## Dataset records

—————

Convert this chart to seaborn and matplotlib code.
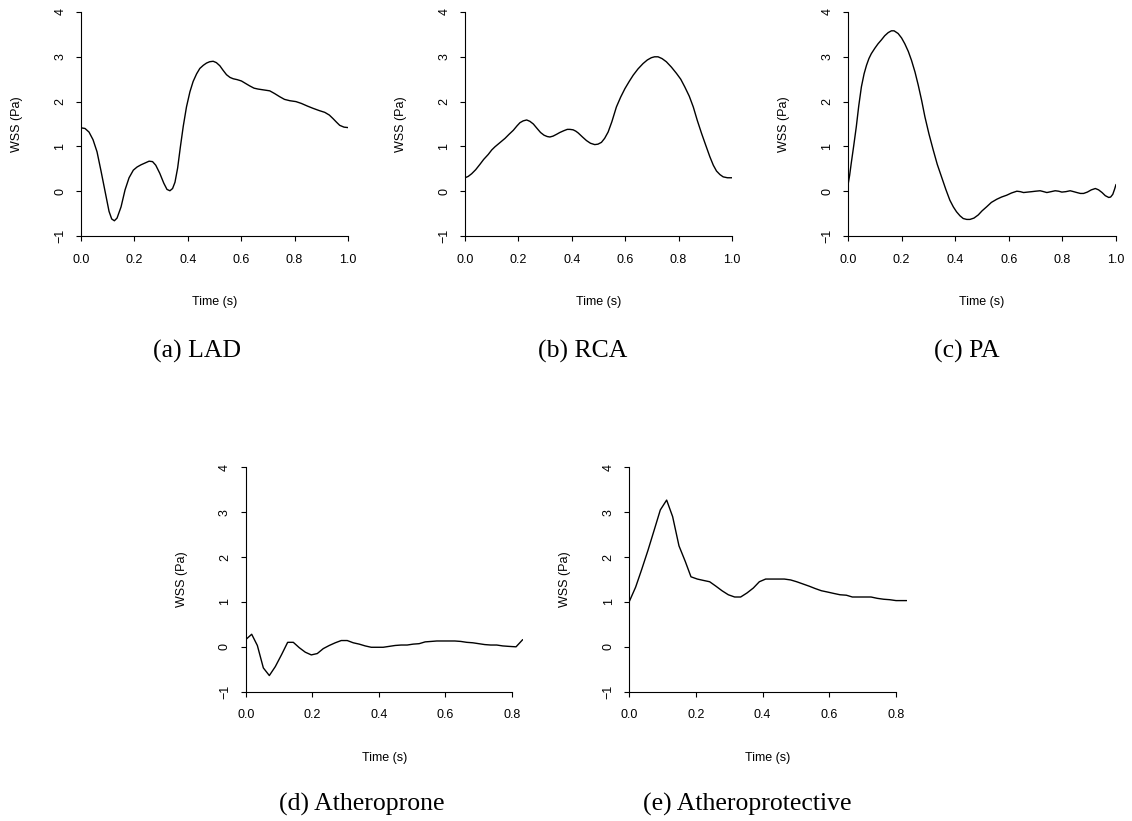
import matplotlib
matplotlib.use("Agg")
import matplotlib.pyplot as plt
import seaborn as sns
import pandas as pd

# Wall shear stress waveforms (time in s, WSS in Pa)
lad_t = [0.0, 0.015, 0.030, 0.045, 0.060, 0.075, 0.090, 0.105, 0.115, 0.125, 0.135,
         0.150, 0.165, 0.180, 0.196, 0.210, 0.225, 0.240, 0.255, 0.268, 0.280, 0.295,
         0.310, 0.322, 0.333, 0.343, 0.352, 0.362, 0.372, 0.383, 0.395, 0.408, 0.420,
         0.433, 0.445, 0.458, 0.470, 0.482, 0.495, 0.507, 0.520, 0.532, 0.545, 0.558,
         0.570, 0.585, 0.601, 0.615, 0.632, 0.648, 0.663, 0.685, 0.707, 0.725, 0.744,
         0.762, 0.782, 0.805, 0.825, 0.848, 0.869, 0.892, 0.913, 0.930, 0.944, 0.957,
         0.969, 0.985, 1.0]
lad_wss = [1.415, 1.40, 1.32, 1.15, 0.88, 0.45, 0.00, -0.45, -0.62, -0.66, -0.60,
           -0.35, 0.03, 0.30, 0.47, 0.54, 0.59, 0.63, 0.67, 0.66, 0.58, 0.40,
           0.18, 0.04, 0.01, 0.06, 0.20, 0.52, 0.98, 1.45, 1.88, 2.22, 2.45,
           2.62, 2.74, 2.81, 2.86, 2.89, 2.90, 2.87, 2.80, 2.70, 2.60, 2.54,
           2.51, 2.49, 2.46, 2.41, 2.35, 2.30, 2.28, 2.26, 2.24, 2.18, 2.11,
           2.05, 2.02, 2.00, 1.96, 1.90, 1.85, 1.80, 1.76, 1.70, 1.62, 1.54,
           1.47, 1.43, 1.42]

rca_t = [0.0, 0.012, 0.025, 0.040, 0.056, 0.070, 0.087, 0.100, 0.112, 0.130, 0.150,
         0.165, 0.181, 0.195, 0.206, 0.218, 0.231, 0.243, 0.256, 0.270, 0.283, 0.296,
         0.308, 0.318, 0.330, 0.343, 0.355, 0.370, 0.383, 0.393, 0.405, 0.415, 0.424,
         0.440, 0.455, 0.470, 0.486, 0.498, 0.511, 0.523, 0.536, 0.550, 0.567, 0.583,
         0.599, 0.615, 0.630, 0.648, 0.667, 0.683, 0.698, 0.710, 0.723, 0.738, 0.754,
         0.773, 0.792, 0.808, 0.823, 0.840, 0.855, 0.870, 0.886, 0.902, 0.917, 0.930,
         0.942, 0.955, 0.967, 0.983, 1.0]
rca_wss = [0.30, 0.33, 0.39, 0.48, 0.60, 0.71, 0.82, 0.92, 0.99, 1.08, 1.18,
           1.27, 1.36, 1.46, 1.53, 1.57, 1.59, 1.56, 1.50, 1.40, 1.31, 1.25,
           1.22, 1.21, 1.23, 1.27, 1.31, 1.35, 1.38, 1.38, 1.37, 1.34, 1.30,
           1.21, 1.13, 1.07, 1.04, 1.05, 1.09, 1.18, 1.32, 1.55, 1.88, 2.10,
           2.29, 2.45, 2.59, 2.73, 2.85, 2.93, 2.98, 3.00, 3.00, 2.96, 2.89,
           2.77, 2.63, 2.50, 2.33, 2.12, 1.88, 1.58, 1.29, 1.02, 0.77, 0.58,
           0.45, 0.37, 0.32, 0.30, 0.30]

pa_t = [0.0, 0.006, 0.012, 0.021, 0.031, 0.040, 0.050, 0.060, 0.069, 0.078, 0.087,
        0.100, 0.112, 0.125, 0.137, 0.150, 0.162, 0.172, 0.187, 0.200, 0.212, 0.225,
        0.237, 0.250, 0.262, 0.275, 0.287, 0.302, 0.318, 0.333, 0.349, 0.365, 0.380,
        0.393, 0.405, 0.418, 0.430, 0.443, 0.455, 0.470, 0.486, 0.500, 0.517, 0.535,
        0.555, 0.573, 0.592, 0.610, 0.630, 0.643, 0.655, 0.670, 0.686, 0.700, 0.717,
        0.730, 0.742, 0.758, 0.773, 0.786, 0.798, 0.813, 0.829, 0.842, 0.854, 0.867,
        0.879, 0.893, 0.908, 0.923, 0.935, 0.948, 0.960, 0.973, 0.980, 0.988, 0.995, 1.0]
pa_wss = [0.14, 0.35, 0.62, 1.00, 1.44, 1.90, 2.33, 2.62, 2.81, 2.96, 3.07,
          3.19, 3.29, 3.38, 3.47, 3.54, 3.58, 3.58, 3.52, 3.42, 3.29, 3.12,
          2.92, 2.66, 2.37, 2.02, 1.66, 1.28, 0.92, 0.60, 0.32, 0.04, -0.20,
          -0.35, -0.46, -0.55, -0.61, -0.63, -0.63, -0.60, -0.53, -0.44, -0.35, -0.25,
          -0.18, -0.13, -0.09, -0.04, 0.00, -0.01, -0.03, -0.02, -0.01, 0.00, 0.01,
          -0.01, -0.03, -0.01, 0.01, 0.00, -0.02, -0.01, 0.01, -0.01, -0.03, -0.05,
          -0.05, -0.02, 0.03, 0.06, 0.03, -0.03, -0.10, -0.14, -0.13, -0.07, 0.05, 0.15]

prone_t = [0.0, 0.018, 0.035, 0.053, 0.071, 0.089, 0.108, 0.126, 0.143, 0.161, 0.179,
           0.197, 0.215, 0.233, 0.251, 0.269, 0.287, 0.305, 0.323, 0.341, 0.359, 0.377,
           0.395, 0.413, 0.431, 0.449, 0.467, 0.485, 0.503, 0.521, 0.539, 0.557, 0.574,
           0.592, 0.610, 0.628, 0.646, 0.664, 0.682, 0.700, 0.718, 0.736, 0.754, 0.772,
           0.790, 0.812, 0.832]
prone_wss = [0.16, 0.28, 0.03, -0.47, -0.64, -0.44, -0.17, 0.10, 0.10, -0.02, -0.12,
             -0.18, -0.15, -0.04, 0.03, 0.09, 0.14, 0.14, 0.09, 0.06, 0.02, -0.01,
             -0.01, -0.01, 0.01, 0.03, 0.04, 0.04, 0.06, 0.07, 0.11, 0.12, 0.13,
             0.13, 0.13, 0.13, 0.12, 0.10, 0.09, 0.07, 0.05, 0.04, 0.04, 0.02,
             0.01, 0.00, 0.16]

protect_t = [0.0, 0.019, 0.037, 0.056, 0.075, 0.093, 0.112, 0.130, 0.149, 0.168, 0.185,
             0.204, 0.222, 0.241, 0.260, 0.278, 0.297, 0.316, 0.334, 0.353, 0.372, 0.390,
             0.409, 0.428, 0.446, 0.465, 0.484, 0.502, 0.521, 0.540, 0.557, 0.576, 0.595,
             0.613, 0.632, 0.651, 0.669, 0.688, 0.707, 0.725, 0.744, 0.763, 0.781, 0.800,
             0.819, 0.832]
protect_wss = [1.01, 1.33, 1.72, 2.15, 2.61, 3.05, 3.27, 2.90, 2.25, 1.90, 1.56,
               1.51, 1.48, 1.45, 1.35, 1.25, 1.16, 1.11, 1.11, 1.20, 1.31, 1.45,
               1.51, 1.51, 1.51, 1.51, 1.49, 1.45, 1.40, 1.35, 1.30, 1.25, 1.22,
               1.19, 1.16, 1.15, 1.11, 1.11, 1.11, 1.11, 1.08, 1.06, 1.05, 1.03,
               1.03, 1.03]

captions = ["(a) LAD", "(b) RCA", "(c) PA", "(d) Atheroprone", "(e) Atheroprotective"]
x_ticks_long = [0.0, 0.2, 0.4, 0.6, 0.8, 1.0]
x_ticks_short = [0.0, 0.2, 0.4, 0.6, 0.8]
y_ticks = [-1, 0, 1, 2, 3, 4]

sns.set_style("white")
plt.rcParams["font.family"] = ["Liberation Sans", "DejaVu Sans"]
plt.rcParams["text.color"] = "black"
plt.rcParams["axes.labelcolor"] = "black"
plt.rcParams["xtick.color"] = "black"
plt.rcParams["ytick.color"] = "black"

W, H = 1132, 821
fig = plt.figure(figsize=(W / 100, H / 100), dpi=100)

# panel boxes in pixels: left, right, top, bottom, x-limit, ticks, caption centre
panels = [
    (lad_t, lad_wss, 81, 348, 12, 236, 1.0, x_ticks_long, (197, 351)),
    (rca_t, rca_wss, 465, 732, 12, 236, 1.0, x_ticks_long, (583, 351)),
    (pa_t, pa_wss, 848, 1116, 12, 236, 1.0, x_ticks_long, (967, 351)),
    (prone_t, prone_wss, 245.7, 522.7, 467.3, 691.7, 0.832, x_ticks_short, (362, 804)),
    (protect_t, protect_wss, 629.3, 906.7, 467.3, 691.7, 0.832, x_ticks_short, (747, 804)),
]

for (t, w, l, r, top, bot, xmax, xt, cap), caption in zip(panels, captions):
    ax = fig.add_axes([l / W, 1 - bot / H, (r - l) / W, (bot - top) / H])
    df = pd.DataFrame({"Time (s)": t, "WSS (Pa)": w})
    sns.lineplot(data=df, x="Time (s)", y="WSS (Pa)", ax=ax, color="black",
                 linewidth=1.0, estimator=None, sort=False)
    ax.set_xlim(0, xmax)
    ax.set_ylim(-1, 4)
    ax.set_xticks(xt)
    ax.set_yticks(y_ticks)
    ax.set_xticklabels([f"{v:.1f}" for v in xt])
    ax.set_yticklabels([str(v).replace("-", "\u2212") for v in y_ticks])
    for side in ("top", "right"):
        ax.spines[side].set_visible(False)
    ax.spines["bottom"].set_bounds(xt[0], xt[-1])
    ax.spines["left"].set_bounds(-1, 4)
    for side in ("bottom", "left"):
        ax.spines[side].set_linewidth(0.8)
        ax.spines[side].set_color("black")
    ax.tick_params(axis="both", direction="out", length=3.6, width=0.8,
                   color="black", labelcolor="black", labelsize=9, pad=7,
                   bottom=True, left=True)
    ax.tick_params(axis="x", pad=9)
    ax.tick_params(axis="y", labelrotation=90)
    for lab in ax.get_yticklabels():
        lab.set_va("center")
    ax.set_xlabel("Time (s)", fontsize=9)
    ax.set_ylabel("WSS (Pa)", fontsize=9)
    hpx = bot - top
    wpx = r - l
    ax.xaxis.set_label_coords(0.5, -66 / hpx)
    ax.xaxis.label.set_va("center")
    ax.yaxis.set_label_coords(-64 / wpx, 0.5)
    ax.yaxis.label.set_va("center")
    ax.grid(False)
    fig.text(cap[0] / W, 1 - cap[1] / H, caption, ha="center", va="center",
             fontsize=18.5, color="black", family=["Liberation Serif", "DejaVu Serif"])

fig.savefig("out.png", dpi=100, facecolor="white")
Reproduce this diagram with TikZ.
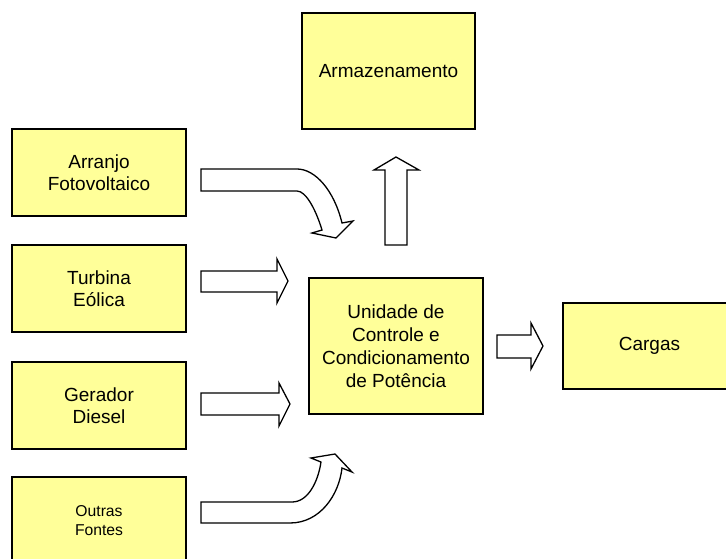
\documentclass[tikz,border=0pt]{standalone}
\usepackage{fontspec}
\setmainfont{Liberation Sans}
\definecolor{boxyellow}{RGB}{255,255,153}
\begin{document}
\begin{tikzpicture}[x=1pt,y=-1pt,
  blk/.style={draw=black,fill=boxyellow,line width=1.9pt,inner sep=0pt,
    minimum width=174pt,minimum height=87pt,align=center,
    font=\fontsize{19}{22.5}\selectfont},
  barrow/.style={draw=black,fill=white,line width=1.3pt,line join=miter}]
\useasboundingbox (0,0) rectangle (726,559);
\clip (0,0) rectangle (726,559);
\fill[white] (0,0) rectangle (726,559);
\node[blk] (arr) at (99,172.5) {Arranjo\\Fotovoltaico};
\node[blk] (tur) at (99,288.5) {Turbina\\Eólica};
\node[blk] (ger) at (99,405.5) {Gerador\\Diesel};
\node[blk,font=\fontsize{15.7}{19.3}\selectfont] (out) at (99,520.5) {Outras\\Fontes};
\node[blk,minimum width=173pt,minimum height=116pt] (arm) at (388.5,71) {Armazenamento};
\node[blk,minimum height=136pt,font=\fontsize{19}{23}\selectfont] (uni) at (396,346) {Unidade de\\Controle e\\Condicionamento\\de Potência};
\node[blk,minimum width=173pt,minimum height=86pt] (car) at (649.5,346) {Cargas};
% curved arrow from Arranjo
\draw[barrow] (201,169) -- (297,169) .. controls (315,169) and (334,190) .. (342,223)
  -- (353,221) -- (336,238) -- (312,233) -- (322,230)
  .. controls (316,210) and (306,191) .. (297,191) -- (201,191) -- cycle;
% straight arrow from Turbina
\draw[barrow] (201,271) -- (277,271) -- (277,259) -- (288,281) -- (277,303) -- (277,292) -- (201,292) -- cycle;
% straight arrow from Gerador
\draw[barrow] (201,393) -- (279,393) -- (279,383) -- (290,404) -- (279,426) -- (279,415) -- (201,415) -- cycle;
% curved arrow from Outras
\draw[barrow] (201,502) -- (292,502) .. controls (308,502) and (318,482) .. (321,462)
  -- (311,458) -- (335,454) -- (352,472) -- (342,468)
  .. controls (339,495) and (320,523) .. (290,523) -- (201,523) -- cycle;
% up arrow to Armazenamento
\draw[barrow] (385,245) -- (385,170) -- (374,170) -- (396,157) -- (419,170) -- (407,170) -- (407,245) -- cycle;
% arrow to Cargas
\draw[barrow] (497,335) -- (531,335) -- (531,323) -- (543,346) -- (531,369) -- (531,358) -- (497,358) -- cycle;
\end{tikzpicture}
\end{document}
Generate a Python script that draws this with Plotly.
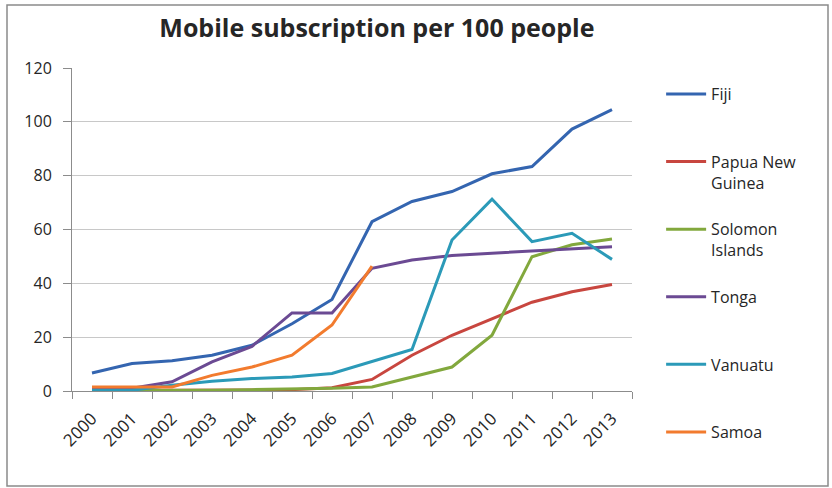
import plotly.graph_objects as go

years = ["2000", "2001", "2002", "2003", "2004", "2005", "2006",
         "2007", "2008", "2009", "2010", "2011", "2012", "2013"]

fiji = [6.7, 10.2, 11.2, 13.3, 17.0, 25.0, 34.0, 62.9, 70.4, 74.1, 80.7, 83.4, 97.3, 104.5]
papua_new_guinea = [0.2, 0.2, 0.3, 0.3, 0.4, 0.5, 1.2, 4.3, 13.3, 20.7, 27.0, 33.0, 36.9, 39.6]
solomon_islands = [0.2, 0.2, 0.3, 0.3, 0.5, 0.7, 1.0, 1.5, 5.2, 8.9, 20.7, 49.9, 54.3, 56.5]
tonga = [1.0, 1.0, 3.4, 10.8, 16.6, 29.0, 29.0, 45.6, 48.7, 50.3, 51.2, 52.0, 52.8, 53.6]
vanuatu = [0.3, 0.3, 2.1, 3.6, 4.6, 5.2, 6.5, 11.0, 15.4, 56.1, 71.3, 55.5, 58.6, 48.9]
samoa = [1.5, 1.5, 1.5, 5.8, 8.9, 13.3, 24.5, 46.4, None, None, None, None, None, None]

series = [
    ("Fiji<br> ", fiji, "#3465b0"),
    ("Papua New<br>Guinea", papua_new_guinea, "#c8463f"),
    ("Solomon<br>Islands", solomon_islands, "#82a83d"),
    ("Tonga<br> ", tonga, "#6b4a93"),
    ("Vanuatu<br> ", vanuatu, "#2b9ab8"),
    ("Samoa<br> ", samoa, "#f27b2e"),
]

fig = go.Figure()
for i, (name, vals, color) in enumerate(series):
    fig.add_trace(go.Scatter(
        x=years, y=vals, name=name, mode="lines",
        line=dict(color=color, width=3),
        legendgroup=f"g{i}",
        connectgaps=False,
    ))

font_family = "Open Sans, Noto Sans, sans-serif"

fig.update_layout(
    width=832, height=488,
    margin=dict(l=72, r=200, t=68, b=97),
    paper_bgcolor="white", plot_bgcolor="white",
    font=dict(family=font_family, color="#262626", size=15),
    title=dict(text="<b>Mobile subscription per 100 people</b>",
               x=0.453, xanchor="center", y=0.943, yanchor="middle",
               yref="container",
               font=dict(size=25, color="#262626", family=font_family)),
    showlegend=True,
    legend=dict(x=1.052, xanchor="left", y=0.972, yanchor="top",
                traceorder="grouped", tracegroupgap=23,
                valign="top", itemwidth=40, maxheight=470,
                font=dict(size=16, color="#262626", family=font_family),
                bgcolor="rgba(0,0,0,0)"),
    xaxis=dict(type="category", range=[-0.5, 13.5],
               tickangle=-45, tickson="boundaries",
               ticks="outside", ticklen=7, tickcolor="#8c8c8c",
               showline=True, linecolor="#8c8c8c", linewidth=1,
               showgrid=False, tickfont=dict(size=17),
               ticklabelstandoff=10),
    yaxis=dict(range=[0, 120], dtick=20, tick0=0,
               ticks="outside", ticklen=8, tickcolor="#8c8c8c",
               showline=True, linecolor="#8c8c8c", linewidth=1,
               showgrid=True, gridcolor="#c8c8c8", gridwidth=1,
               zeroline=False, tickfont=dict(size=16), ticklabelstandoff=8),
    shapes=[dict(type="rect", xref="paper", yref="paper",
                 x0=(7 - 72) / 560, x1=(828 - 72) / 560,
                 y0=(391 - 486) / 323, y1=(391 - 5) / 323,
                 line=dict(color="#8a8a8a", width=1.5),
                 fillcolor="rgba(0,0,0,0)", layer="below")],
)

fig.write_html("out.html",
               config={"displayModeBar": False},
               post_script="document.body.style.margin='0';document.body.style.padding='0';")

—————

Give the lines again word for word, from the start of the records to the line holding "import pandas as pd", both included, and leave out any picture.

## The completed task
Convert this chart to seaborn and matplotlib code.
import matplotlib
matplotlib.use("Agg")
import matplotlib.pyplot as plt
import seaborn as sns
import pandas as pd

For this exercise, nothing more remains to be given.